Where a line contains the word "matplotlib", copy that line.

-- Begin SUPPLIED MATERIAL --

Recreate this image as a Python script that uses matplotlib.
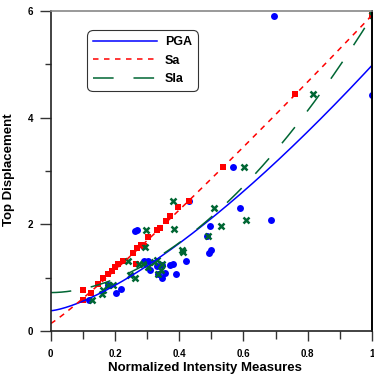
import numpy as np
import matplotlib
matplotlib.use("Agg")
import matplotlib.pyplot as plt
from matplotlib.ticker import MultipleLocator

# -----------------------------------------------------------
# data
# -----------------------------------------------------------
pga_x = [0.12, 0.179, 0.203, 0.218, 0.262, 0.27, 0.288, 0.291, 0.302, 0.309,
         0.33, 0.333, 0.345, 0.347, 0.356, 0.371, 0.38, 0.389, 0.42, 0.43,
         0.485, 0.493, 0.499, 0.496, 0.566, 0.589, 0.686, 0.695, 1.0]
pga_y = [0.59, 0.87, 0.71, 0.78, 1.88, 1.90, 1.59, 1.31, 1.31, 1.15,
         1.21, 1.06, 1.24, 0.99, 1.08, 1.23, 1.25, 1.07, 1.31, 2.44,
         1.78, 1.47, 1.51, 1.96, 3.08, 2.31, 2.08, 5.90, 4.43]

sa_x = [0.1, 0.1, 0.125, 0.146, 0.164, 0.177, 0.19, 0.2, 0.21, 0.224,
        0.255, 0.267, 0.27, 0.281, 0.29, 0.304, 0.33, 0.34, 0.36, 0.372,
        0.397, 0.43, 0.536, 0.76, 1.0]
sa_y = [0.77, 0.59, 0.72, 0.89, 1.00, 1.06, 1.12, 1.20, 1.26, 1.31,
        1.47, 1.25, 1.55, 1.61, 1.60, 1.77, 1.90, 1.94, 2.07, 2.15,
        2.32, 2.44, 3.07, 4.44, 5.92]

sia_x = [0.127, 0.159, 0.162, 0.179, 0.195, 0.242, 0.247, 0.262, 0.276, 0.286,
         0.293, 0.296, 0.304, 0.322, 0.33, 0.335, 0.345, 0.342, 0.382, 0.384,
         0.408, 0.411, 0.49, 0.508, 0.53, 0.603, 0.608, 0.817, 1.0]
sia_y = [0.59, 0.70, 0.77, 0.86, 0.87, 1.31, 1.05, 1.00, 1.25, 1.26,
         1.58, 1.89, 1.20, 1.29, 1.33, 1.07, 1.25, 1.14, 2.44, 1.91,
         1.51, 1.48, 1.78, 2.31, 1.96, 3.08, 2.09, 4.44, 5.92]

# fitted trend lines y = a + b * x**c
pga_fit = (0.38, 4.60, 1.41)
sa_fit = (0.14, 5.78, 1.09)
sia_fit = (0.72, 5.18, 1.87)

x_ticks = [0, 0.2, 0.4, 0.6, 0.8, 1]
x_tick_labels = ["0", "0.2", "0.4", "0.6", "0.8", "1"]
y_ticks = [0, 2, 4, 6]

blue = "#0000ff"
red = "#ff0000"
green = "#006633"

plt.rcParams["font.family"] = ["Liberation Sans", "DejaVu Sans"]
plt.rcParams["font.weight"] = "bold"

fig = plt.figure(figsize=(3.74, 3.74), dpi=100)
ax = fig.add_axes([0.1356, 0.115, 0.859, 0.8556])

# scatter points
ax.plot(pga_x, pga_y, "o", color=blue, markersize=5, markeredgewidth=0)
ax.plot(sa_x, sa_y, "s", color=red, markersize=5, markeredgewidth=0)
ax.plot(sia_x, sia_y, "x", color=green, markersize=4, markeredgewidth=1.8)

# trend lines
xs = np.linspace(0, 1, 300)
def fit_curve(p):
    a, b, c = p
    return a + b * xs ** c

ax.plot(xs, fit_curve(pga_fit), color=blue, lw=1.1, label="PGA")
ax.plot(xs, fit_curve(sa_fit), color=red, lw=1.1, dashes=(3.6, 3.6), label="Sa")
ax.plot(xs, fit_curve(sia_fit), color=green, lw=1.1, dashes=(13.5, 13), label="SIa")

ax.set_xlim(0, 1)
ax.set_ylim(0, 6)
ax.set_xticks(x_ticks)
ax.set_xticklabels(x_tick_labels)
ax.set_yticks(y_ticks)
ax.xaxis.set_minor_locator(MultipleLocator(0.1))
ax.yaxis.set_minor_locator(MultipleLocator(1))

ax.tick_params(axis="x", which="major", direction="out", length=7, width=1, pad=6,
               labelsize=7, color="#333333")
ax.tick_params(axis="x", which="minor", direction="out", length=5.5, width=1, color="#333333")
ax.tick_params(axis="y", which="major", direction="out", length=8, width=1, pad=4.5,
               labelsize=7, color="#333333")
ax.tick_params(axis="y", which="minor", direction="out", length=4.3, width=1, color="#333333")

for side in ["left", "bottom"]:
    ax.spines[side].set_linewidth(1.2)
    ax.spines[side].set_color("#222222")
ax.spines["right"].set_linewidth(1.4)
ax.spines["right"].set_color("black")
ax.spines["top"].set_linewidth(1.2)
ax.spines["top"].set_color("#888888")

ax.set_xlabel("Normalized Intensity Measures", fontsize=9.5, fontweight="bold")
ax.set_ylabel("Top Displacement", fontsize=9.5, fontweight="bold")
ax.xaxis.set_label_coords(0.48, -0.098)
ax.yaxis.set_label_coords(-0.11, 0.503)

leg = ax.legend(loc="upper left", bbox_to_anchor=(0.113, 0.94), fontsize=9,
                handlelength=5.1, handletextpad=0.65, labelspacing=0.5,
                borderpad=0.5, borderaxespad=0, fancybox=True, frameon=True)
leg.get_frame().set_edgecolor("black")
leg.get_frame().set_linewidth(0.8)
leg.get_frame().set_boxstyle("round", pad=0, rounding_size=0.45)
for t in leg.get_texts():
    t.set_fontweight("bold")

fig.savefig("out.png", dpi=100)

-- End SUPPLIED MATERIAL --

TASK RESULT:
Recreate this image as a Python script that uses matplotlib.
import matplotlib
matplotlib.use("Agg")
import matplotlib.pyplot as plt
from matplotlib.ticker import MultipleLocator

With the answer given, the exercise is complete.